Requirements: Return only the lines from the top of the material through the line marked by "ax.bar(x, yy, w, bottom=na", unaltered.

○ ○ ○

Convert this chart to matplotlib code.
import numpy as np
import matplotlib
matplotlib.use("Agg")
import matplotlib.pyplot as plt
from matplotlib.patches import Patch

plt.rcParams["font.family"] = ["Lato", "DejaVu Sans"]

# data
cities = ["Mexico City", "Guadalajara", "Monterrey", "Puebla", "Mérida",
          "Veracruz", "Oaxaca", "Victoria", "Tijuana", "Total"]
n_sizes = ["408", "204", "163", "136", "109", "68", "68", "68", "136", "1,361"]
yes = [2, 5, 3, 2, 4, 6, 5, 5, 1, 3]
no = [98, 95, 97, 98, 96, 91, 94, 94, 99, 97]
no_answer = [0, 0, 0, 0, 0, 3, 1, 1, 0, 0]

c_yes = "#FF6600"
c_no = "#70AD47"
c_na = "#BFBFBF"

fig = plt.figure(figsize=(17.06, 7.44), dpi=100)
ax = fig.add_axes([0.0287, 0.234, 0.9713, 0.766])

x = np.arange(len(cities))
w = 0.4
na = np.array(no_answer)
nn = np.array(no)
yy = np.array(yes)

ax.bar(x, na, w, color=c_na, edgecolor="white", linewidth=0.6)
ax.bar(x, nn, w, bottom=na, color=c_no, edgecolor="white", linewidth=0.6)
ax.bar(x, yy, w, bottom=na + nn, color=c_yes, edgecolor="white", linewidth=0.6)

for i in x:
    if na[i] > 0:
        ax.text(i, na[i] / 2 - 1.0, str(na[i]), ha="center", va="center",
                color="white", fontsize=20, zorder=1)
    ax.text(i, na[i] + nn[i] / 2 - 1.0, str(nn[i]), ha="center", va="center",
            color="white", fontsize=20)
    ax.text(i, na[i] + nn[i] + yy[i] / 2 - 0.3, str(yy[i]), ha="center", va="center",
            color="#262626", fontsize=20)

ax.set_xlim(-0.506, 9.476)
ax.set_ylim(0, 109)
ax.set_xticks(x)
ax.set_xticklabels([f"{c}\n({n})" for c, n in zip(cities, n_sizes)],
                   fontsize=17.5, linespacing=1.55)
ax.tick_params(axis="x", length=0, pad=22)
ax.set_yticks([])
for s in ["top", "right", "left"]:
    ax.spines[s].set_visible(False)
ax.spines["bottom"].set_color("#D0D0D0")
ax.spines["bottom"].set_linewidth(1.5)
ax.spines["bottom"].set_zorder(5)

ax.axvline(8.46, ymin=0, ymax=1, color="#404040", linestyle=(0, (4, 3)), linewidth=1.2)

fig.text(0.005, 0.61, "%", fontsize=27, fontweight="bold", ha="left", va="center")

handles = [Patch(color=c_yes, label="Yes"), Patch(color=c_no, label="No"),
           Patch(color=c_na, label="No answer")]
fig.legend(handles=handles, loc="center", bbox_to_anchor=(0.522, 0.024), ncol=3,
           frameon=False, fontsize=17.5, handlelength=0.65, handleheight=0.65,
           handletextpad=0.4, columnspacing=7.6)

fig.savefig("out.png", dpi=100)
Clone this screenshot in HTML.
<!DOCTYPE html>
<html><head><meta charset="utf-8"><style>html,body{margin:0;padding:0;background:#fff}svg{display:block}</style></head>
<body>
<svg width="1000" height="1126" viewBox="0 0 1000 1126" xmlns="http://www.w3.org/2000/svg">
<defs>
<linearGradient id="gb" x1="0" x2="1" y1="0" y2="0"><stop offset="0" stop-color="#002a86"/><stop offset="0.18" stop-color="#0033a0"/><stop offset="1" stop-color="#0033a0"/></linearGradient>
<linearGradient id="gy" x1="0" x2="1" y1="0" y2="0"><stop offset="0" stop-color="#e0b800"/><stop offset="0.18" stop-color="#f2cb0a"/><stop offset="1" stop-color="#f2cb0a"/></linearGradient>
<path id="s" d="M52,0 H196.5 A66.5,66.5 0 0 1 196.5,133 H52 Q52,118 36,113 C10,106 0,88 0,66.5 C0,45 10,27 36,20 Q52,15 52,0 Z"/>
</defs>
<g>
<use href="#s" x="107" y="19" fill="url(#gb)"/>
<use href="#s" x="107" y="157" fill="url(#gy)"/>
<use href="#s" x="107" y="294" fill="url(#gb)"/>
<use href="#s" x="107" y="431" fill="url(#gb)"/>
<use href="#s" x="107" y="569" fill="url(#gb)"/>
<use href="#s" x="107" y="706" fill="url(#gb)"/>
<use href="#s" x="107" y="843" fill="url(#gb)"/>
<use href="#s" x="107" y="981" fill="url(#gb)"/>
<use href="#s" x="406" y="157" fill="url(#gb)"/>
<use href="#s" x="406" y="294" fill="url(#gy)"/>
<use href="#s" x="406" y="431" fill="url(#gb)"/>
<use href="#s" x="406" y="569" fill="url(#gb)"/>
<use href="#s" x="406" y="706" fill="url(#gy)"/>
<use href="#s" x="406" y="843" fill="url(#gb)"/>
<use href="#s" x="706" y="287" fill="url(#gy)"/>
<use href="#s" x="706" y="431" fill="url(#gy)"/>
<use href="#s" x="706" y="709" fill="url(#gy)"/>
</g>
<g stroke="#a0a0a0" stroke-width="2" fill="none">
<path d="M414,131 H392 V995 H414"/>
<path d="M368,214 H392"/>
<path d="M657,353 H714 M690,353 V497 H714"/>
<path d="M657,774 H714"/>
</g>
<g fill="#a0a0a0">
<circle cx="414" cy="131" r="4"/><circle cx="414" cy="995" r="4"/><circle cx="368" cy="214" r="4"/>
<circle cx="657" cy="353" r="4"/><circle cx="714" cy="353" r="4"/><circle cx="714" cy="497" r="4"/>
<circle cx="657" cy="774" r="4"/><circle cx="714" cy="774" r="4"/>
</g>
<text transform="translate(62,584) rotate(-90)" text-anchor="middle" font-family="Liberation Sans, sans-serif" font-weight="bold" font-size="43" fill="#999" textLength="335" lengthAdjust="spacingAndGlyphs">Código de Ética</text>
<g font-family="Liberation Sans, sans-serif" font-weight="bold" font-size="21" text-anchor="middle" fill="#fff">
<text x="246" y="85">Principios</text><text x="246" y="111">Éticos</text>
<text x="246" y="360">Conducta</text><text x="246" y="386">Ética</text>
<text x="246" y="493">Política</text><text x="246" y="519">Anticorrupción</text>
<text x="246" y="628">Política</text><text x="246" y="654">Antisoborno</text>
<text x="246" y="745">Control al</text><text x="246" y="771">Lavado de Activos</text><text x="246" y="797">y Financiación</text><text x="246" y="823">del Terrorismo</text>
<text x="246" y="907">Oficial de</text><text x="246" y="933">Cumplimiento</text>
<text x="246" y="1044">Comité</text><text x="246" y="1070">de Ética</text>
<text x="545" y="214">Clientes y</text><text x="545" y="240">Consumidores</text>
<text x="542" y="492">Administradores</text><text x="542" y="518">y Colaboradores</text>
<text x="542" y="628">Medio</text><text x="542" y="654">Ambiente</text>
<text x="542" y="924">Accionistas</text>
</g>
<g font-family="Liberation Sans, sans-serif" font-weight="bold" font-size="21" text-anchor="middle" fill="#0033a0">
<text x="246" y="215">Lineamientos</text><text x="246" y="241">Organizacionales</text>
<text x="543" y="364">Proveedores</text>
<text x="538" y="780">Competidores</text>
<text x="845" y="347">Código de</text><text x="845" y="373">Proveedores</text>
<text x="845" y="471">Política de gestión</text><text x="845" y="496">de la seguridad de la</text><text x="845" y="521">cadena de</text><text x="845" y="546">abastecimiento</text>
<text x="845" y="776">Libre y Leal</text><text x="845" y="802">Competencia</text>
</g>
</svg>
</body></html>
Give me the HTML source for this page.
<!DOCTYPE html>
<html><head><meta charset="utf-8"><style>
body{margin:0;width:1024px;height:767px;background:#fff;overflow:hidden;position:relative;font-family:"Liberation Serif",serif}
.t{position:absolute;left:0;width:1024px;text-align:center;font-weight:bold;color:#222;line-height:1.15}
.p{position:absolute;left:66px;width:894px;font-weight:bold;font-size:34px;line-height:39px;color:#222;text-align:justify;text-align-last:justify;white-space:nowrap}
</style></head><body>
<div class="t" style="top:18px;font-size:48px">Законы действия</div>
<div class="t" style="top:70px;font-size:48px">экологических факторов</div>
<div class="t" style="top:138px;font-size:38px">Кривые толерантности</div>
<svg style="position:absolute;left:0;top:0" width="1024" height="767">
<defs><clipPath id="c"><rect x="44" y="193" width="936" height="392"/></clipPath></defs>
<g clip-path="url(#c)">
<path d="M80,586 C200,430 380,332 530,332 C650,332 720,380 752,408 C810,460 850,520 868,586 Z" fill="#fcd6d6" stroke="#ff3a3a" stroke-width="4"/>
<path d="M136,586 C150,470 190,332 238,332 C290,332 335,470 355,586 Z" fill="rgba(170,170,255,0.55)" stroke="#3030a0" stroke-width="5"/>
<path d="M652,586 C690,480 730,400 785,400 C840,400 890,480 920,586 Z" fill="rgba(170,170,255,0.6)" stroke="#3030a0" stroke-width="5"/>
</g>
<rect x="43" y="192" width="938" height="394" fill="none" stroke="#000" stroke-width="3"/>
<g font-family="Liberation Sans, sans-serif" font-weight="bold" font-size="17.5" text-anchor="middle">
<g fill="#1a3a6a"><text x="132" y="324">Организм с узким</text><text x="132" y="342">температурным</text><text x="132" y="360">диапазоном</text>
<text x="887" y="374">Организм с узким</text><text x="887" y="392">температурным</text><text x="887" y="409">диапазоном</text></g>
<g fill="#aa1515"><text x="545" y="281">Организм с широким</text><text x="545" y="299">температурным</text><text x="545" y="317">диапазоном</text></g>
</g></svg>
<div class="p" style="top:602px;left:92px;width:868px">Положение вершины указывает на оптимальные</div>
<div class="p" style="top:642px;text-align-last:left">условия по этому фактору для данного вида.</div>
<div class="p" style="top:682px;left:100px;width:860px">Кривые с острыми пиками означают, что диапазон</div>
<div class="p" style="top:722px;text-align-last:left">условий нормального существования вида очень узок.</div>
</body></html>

○ ○ ○

The answer:
Convert this chart to matplotlib code.
import numpy as np
import matplotlib
matplotlib.use("Agg")
import matplotlib.pyplot as plt
from matplotlib.patches import Patch

plt.rcParams["font.family"] = ["Lato", "DejaVu Sans"]

# data
cities = ["Mexico City", "Guadalajara", "Monterrey", "Puebla", "Mérida",
          "Veracruz", "Oaxaca", "Victoria", "Tijuana", "Total"]
n_sizes = ["408", "204", "163", "136", "109", "68", "68", "68", "136", "1,361"]
yes = [2, 5, 3, 2, 4, 6, 5, 5, 1, 3]
no = [98, 95, 97, 98, 96, 91, 94, 94, 99, 97]
no_answer = [0, 0, 0, 0, 0, 3, 1, 1, 0, 0]

c_yes = "#FF6600"
c_no = "#70AD47"
c_na = "#BFBFBF"

fig = plt.figure(figsize=(17.06, 7.44), dpi=100)
ax = fig.add_axes([0.0287, 0.234, 0.9713, 0.766])

x = np.arange(len(cities))
w = 0.4
na = np.array(no_answer)
nn = np.array(no)
yy = np.array(yes)

ax.bar(x, na, w, color=c_na, edgecolor="white", linewidth=0.6)
ax.bar(x, nn, w, bottom=na, color=c_no, edgecolor="white", linewidth=0.6)
ax.bar(x, yy, w, bottom=na + nn, color=c_yes, edgecolor="white", linewidth=0.6)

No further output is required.